--- start Material provided ---

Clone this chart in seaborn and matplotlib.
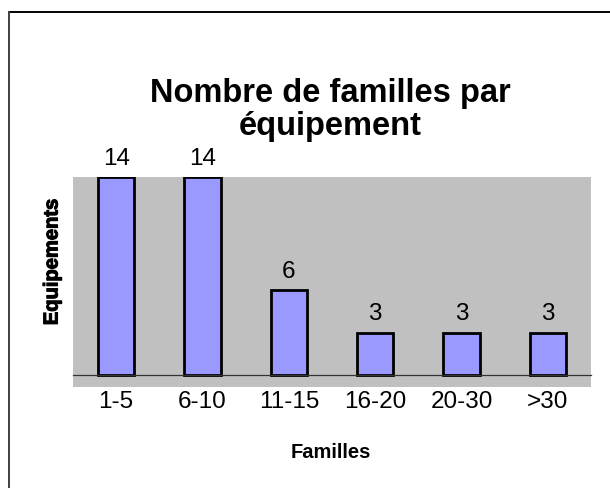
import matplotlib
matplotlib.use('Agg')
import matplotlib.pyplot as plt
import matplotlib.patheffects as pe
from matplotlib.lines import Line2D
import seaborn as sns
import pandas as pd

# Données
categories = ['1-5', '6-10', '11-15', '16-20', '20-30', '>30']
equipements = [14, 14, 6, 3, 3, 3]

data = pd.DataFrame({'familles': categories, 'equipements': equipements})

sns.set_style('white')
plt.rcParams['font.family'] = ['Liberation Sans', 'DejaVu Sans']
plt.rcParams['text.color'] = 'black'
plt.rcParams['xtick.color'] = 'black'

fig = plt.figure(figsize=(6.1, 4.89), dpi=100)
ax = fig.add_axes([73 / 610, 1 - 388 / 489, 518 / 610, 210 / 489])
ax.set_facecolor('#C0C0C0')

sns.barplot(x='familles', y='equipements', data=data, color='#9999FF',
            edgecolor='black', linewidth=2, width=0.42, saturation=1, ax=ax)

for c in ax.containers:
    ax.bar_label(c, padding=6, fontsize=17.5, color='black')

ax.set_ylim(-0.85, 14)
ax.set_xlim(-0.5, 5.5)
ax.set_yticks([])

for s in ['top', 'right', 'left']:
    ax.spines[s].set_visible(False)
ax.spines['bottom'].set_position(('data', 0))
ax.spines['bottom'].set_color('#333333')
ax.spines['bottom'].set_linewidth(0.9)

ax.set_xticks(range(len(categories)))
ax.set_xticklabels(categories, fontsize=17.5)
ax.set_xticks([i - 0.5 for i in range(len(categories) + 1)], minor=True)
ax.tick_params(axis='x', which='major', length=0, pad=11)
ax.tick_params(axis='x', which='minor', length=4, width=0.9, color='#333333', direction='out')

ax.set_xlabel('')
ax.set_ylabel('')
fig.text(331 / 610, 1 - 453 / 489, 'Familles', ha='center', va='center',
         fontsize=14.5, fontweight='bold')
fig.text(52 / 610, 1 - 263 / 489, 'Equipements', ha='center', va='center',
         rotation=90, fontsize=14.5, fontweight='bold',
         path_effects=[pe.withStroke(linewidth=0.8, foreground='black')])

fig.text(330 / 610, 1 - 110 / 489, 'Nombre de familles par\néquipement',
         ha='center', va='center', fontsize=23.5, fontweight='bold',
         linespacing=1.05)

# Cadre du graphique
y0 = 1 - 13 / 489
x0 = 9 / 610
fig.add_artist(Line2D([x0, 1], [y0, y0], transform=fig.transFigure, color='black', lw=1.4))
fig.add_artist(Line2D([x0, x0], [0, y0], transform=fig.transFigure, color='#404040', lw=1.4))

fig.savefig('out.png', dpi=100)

--- end Material provided ---

§ **The task**:
Write out exactly the opening lines of the data, stopping after the line that holds "plt.rcParams['xtick.color'] = 'black'". Exclude pictures.

§ **Task answer**:
Clone this chart in seaborn and matplotlib.
import matplotlib
matplotlib.use('Agg')
import matplotlib.pyplot as plt
import matplotlib.patheffects as pe
from matplotlib.lines import Line2D
import seaborn as sns
import pandas as pd

# Données
categories = ['1-5', '6-10', '11-15', '16-20', '20-30', '>30']
equipements = [14, 14, 6, 3, 3, 3]

data = pd.DataFrame({'familles': categories, 'equipements': equipements})

sns.set_style('white')
plt.rcParams['font.family'] = ['Liberation Sans', 'DejaVu Sans']
plt.rcParams['text.color'] = 'black'
plt.rcParams['xtick.color'] = 'black'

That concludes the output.